I’d say the theme of the novel is the decline of the human race. It includes a lot of science and a lot of explicit sex. Michel and Bruno don’t live happily ever after. Neither does humanity. Yet the story ends on what seems to be a positive development. Houellebecq is suggesting that things can only get better from here.

Submission: A Novel by Michel Houellebecq

Houellebecq is one of France’s leading novelists, maybe their leading novelist. He is known for being controversial. This is the only book of his I’ve read. It made me want to read another.

The story is told from the point of view of a middle-aged professor of literature at the Sorbonne.
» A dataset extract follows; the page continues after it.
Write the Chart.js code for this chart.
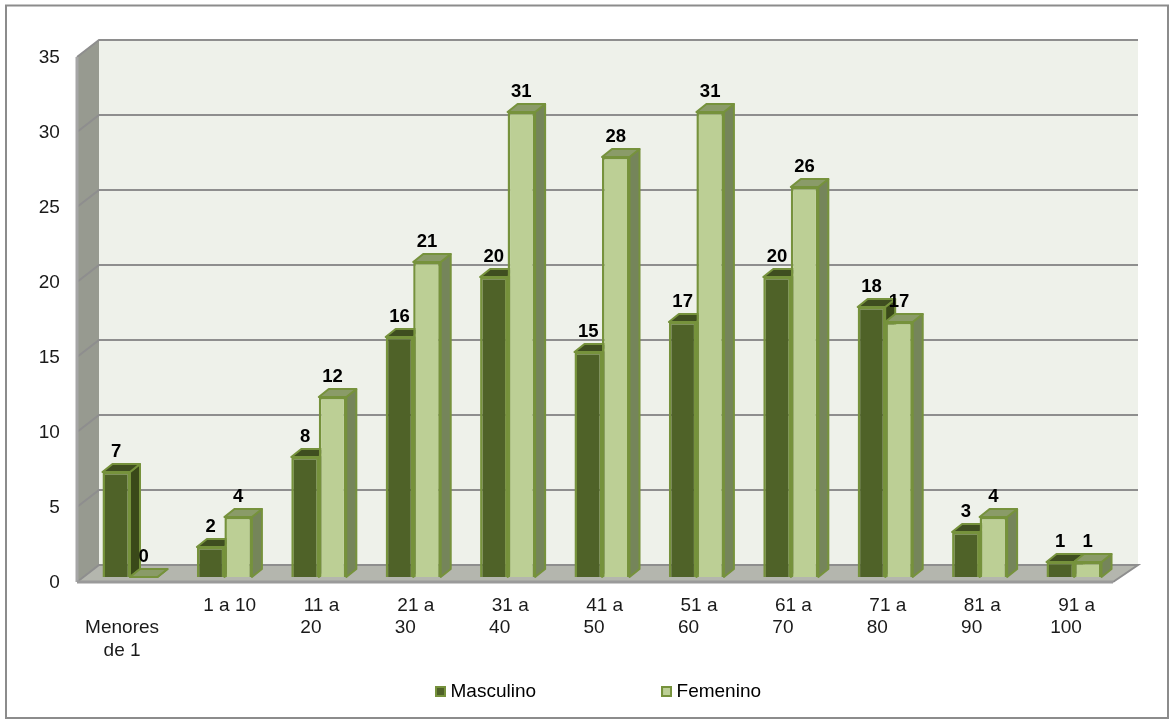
<!DOCTYPE html>
<html><head><meta charset="utf-8">
<style>html,body{margin:0;padding:0;background:#fff}canvas{display:block}</style>
<script src="https://cdn.jsdelivr.net/npm/chart.js@4"></script>
</head><body><canvas id="c" width="1175" height="725"></canvas>
<script>
const categories = ['Menores de 1','1 a 10','11 a 20','21 a 30','31 a 40','41 a 50','51 a 60','61 a 70','71 a 80','81 a 90','91 a 100'];
const masculino = [7,2,8,16,20,15,17,20,18,3,1];
const femenino  = [0,4,12,21,31,28,31,26,17,4,1];
const yTicks = [0,5,10,15,20,25,30,35];

const FONT = 'Arial, "Liberation Sans", sans-serif';
const GREEN = '#76923C';
const MASC = '#4F6228', FEM = '#BCCF95';
const faces = [
  {top:'#3F4E20', side:'#3A4919'},
  {top:'#8A9B68', side:'#75855A'}
];
const DX = 10, DY = 8;

function poly(ctx, pts, fill, stroke, lw){
  ctx.beginPath();
  pts.forEach((p,i)=> i?ctx.lineTo(p[0],p[1]):ctx.moveTo(p[0],p[1]));
  ctx.closePath();
  if(fill){ctx.fillStyle=fill;ctx.fill();}
  if(stroke){ctx.strokeStyle=stroke;ctx.lineWidth=lw||1;ctx.lineJoin='round';ctx.stroke();}
}
function swatch(fill){
  const c = document.createElement('canvas');
  c.width = 11; c.height = 11;
  const g = c.getContext('2d');
  g.fillStyle = GREEN; g.fillRect(0,0,11,11);
  g.fillStyle = fill; g.fillRect(2,2,7,7);
  return c;
}
function extrude(chart, index){
  const ctx = chart.ctx, f = faces[index];
  ctx.save();
  chart.getDatasetMeta(index).data.forEach(b=>{
    const l=b.x-b.width/2, r=b.x+b.width/2, t=b.y, bt=b.base;
    poly(ctx,[[r,t],[r+DX,t-DY],[r+DX,bt-DY],[r,bt]],f.side,GREEN,2);
    poly(ctx,[[l,t],[l+DX,t-DY],[r+DX,t-DY],[r,t]],f.top,GREEN,2);
  });
  ctx.restore();
}

const scene = {
  id:'scene',
  afterLayout(chart){
    const l = chart.legend;
    l.left = 310; l.right = 1175; l.top = 552; l.bottom = 725;
  },
  beforeDatasetsDraw(chart){
    const ctx = chart.ctx, x = chart.scales.x, y = chart.scales.y;
    ctx.save();
    ctx.strokeStyle='#8C8C8C'; ctx.lineWidth=2;
    ctx.strokeRect(6,5.5,1162,712.5);
    const y0 = y.getPixelForValue(0), yT = y.getPixelForValue(35);
    const fl = x.left-5.8, bl = x.left+16.2, br = x.right+16.8, fr = x.right-8.2;
    const fBot = y0+5, bBot = y0-12, fTop = yT+5, bTop = yT-12;
    poly(ctx,[[bl,bTop],[br,bTop],[br,bBot],[bl,bBot]],'#EEF1EA');
    poly(ctx,[[fl,fTop],[bl,bTop],[bl,bBot],[fl,fBot]],'#979A90');
    poly(ctx,[[fl,fBot],[bl,bBot],[br,bBot],[fr,fBot]],'#B4B6AE');
    ctx.lineWidth=2; ctx.strokeStyle='#8E8E8E';
    yTicks.forEach(v=>{
      const py = y.getPixelForValue(v);
      ctx.beginPath();
      ctx.moveTo(fl,py+5); ctx.lineTo(bl,py-12); ctx.lineTo(br,py-12);
      if(v===0){ctx.lineTo(fr,py+5);}
      ctx.stroke();
    });
    ctx.strokeStyle='#A6A6A6'; ctx.lineWidth=3;
    ctx.beginPath(); ctx.moveTo(fl,fTop); ctx.lineTo(fl,fBot); ctx.stroke();
    ctx.strokeStyle='#9A9A9A';
    ctx.beginPath(); ctx.moveTo(fl,fBot); ctx.lineTo(fr,fBot); ctx.stroke();
    ctx.restore();
  },
  // Femenino must sit in front of Masculino's side face, so it is drawn second.
  beforeDatasetDraw(chart,args){
    if(args.index===1) return false;
    extrude(chart,0);
  },
  afterDatasetDraw(chart,args){
    if(args.index!==0) return;
    extrude(chart,1);
    chart.getDatasetMeta(1).controller.draw();
  },
  afterDatasetsDraw(chart){
    const ctx = chart.ctx;
    ctx.save();
    ctx.font = 'bold 18.5px '+FONT;
    ctx.fillStyle='#000'; ctx.textAlign='center'; ctx.textBaseline='middle';
    chart.data.datasets.forEach((ds,di)=>{
      chart.getDatasetMeta(di).data.forEach((b,i)=>{
        ctx.fillText(String(ds.data[i]), b.x, b.y-20);
      });
    });
    ctx.restore();
  }
};

function tickLines(label){
  if(label==='Menores de 1') return ['', 'Menores   ', 'de 1   '];
  if(label==='1 a 10') return ['  1 a 10'];
  const w = label.split(' ');
  return [' '+w.slice(0,2).join(' '), w[2]+'   '];
}

new Chart(document.getElementById('c'),{
  type:'bar',
  data:{labels:categories,datasets:[
    {label:'Masculino',data:masculino,backgroundColor:MASC,borderColor:GREEN,borderWidth:2.5,
     categoryPercentage:0.583,barPercentage:1},
    {label:'Femenino',data:femenino,backgroundColor:FEM,borderColor:GREEN,borderWidth:2.5,
     categoryPercentage:0.583,barPercentage:1}
  ]},
  plugins:[scene],
  options:{
    responsive:false,animation:false,
    layout:{autoPadding:false,padding:{left:0,top:52,right:53.8,bottom:0}},
    plugins:{
      tooltip:{enabled:false},
      legend:{position:'bottom',align:'start',maxHeight:1,
        labels:{usePointStyle:true,pointStyleWidth:1,boxHeight:11,padding:130,color:'#000',font:{family:FONT,size:19},
          generateLabels(chart){
            return chart.data.datasets.map((d,i)=>({text:d.label,fillStyle:d.backgroundColor,
              pointStyle:swatch(d.backgroundColor),strokeStyle:GREEN,lineWidth:0,datasetIndex:i}));
          }}}
    },
    scales:{
      x:{grid:{display:false,drawTicks:false},border:{display:false},
        afterFit(s){s.height=147;},
        ticks:{autoSkip:false,maxRotation:0,minRotation:0,padding:17,color:'#1a1a1a',
          font:{family:FONT,size:19,lineHeight:1.19},
          callback(v){return tickLines(categories[v]);}}},
      y:{min:0,max:35,grid:{display:false,drawTicks:false},border:{display:false},
        afterFit(s){s.width=82.8;},
        ticks:{stepSize:5,padding:23,labelOffset:6,color:'#1a1a1a',
          font:{family:FONT,size:19}}}
    }
  }
});
</script></body></html>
He is relatively well-known in academic circles, but feels his career is at a dead end. He has frequent affairs with his female students. He is especially attached to one young woman, but otherwise feels lonely.

The novel is set in the near future. What may have made it controversial is that Houellebecq imagines that a new political party is having great success in France. It’s the Muslim Brotherhood. An election is coming and it looks as if they may win. Nobody knows what will happen. The professor isn’t really interested in politics, but he’s nervous about his future in a country that appears to be rapidly changing.

The arabic word islam means “submission” or “submission to the will of God”. I suppose Submission is satire, and it’s funny at times, but it addresses serious themes. I only wish I had understood more of the cultural references. The author refers to lots of French historical and literary figures, as well as current politicians and pundits. If I’d known who he was talking about, I’d have appreciated more of the jokes.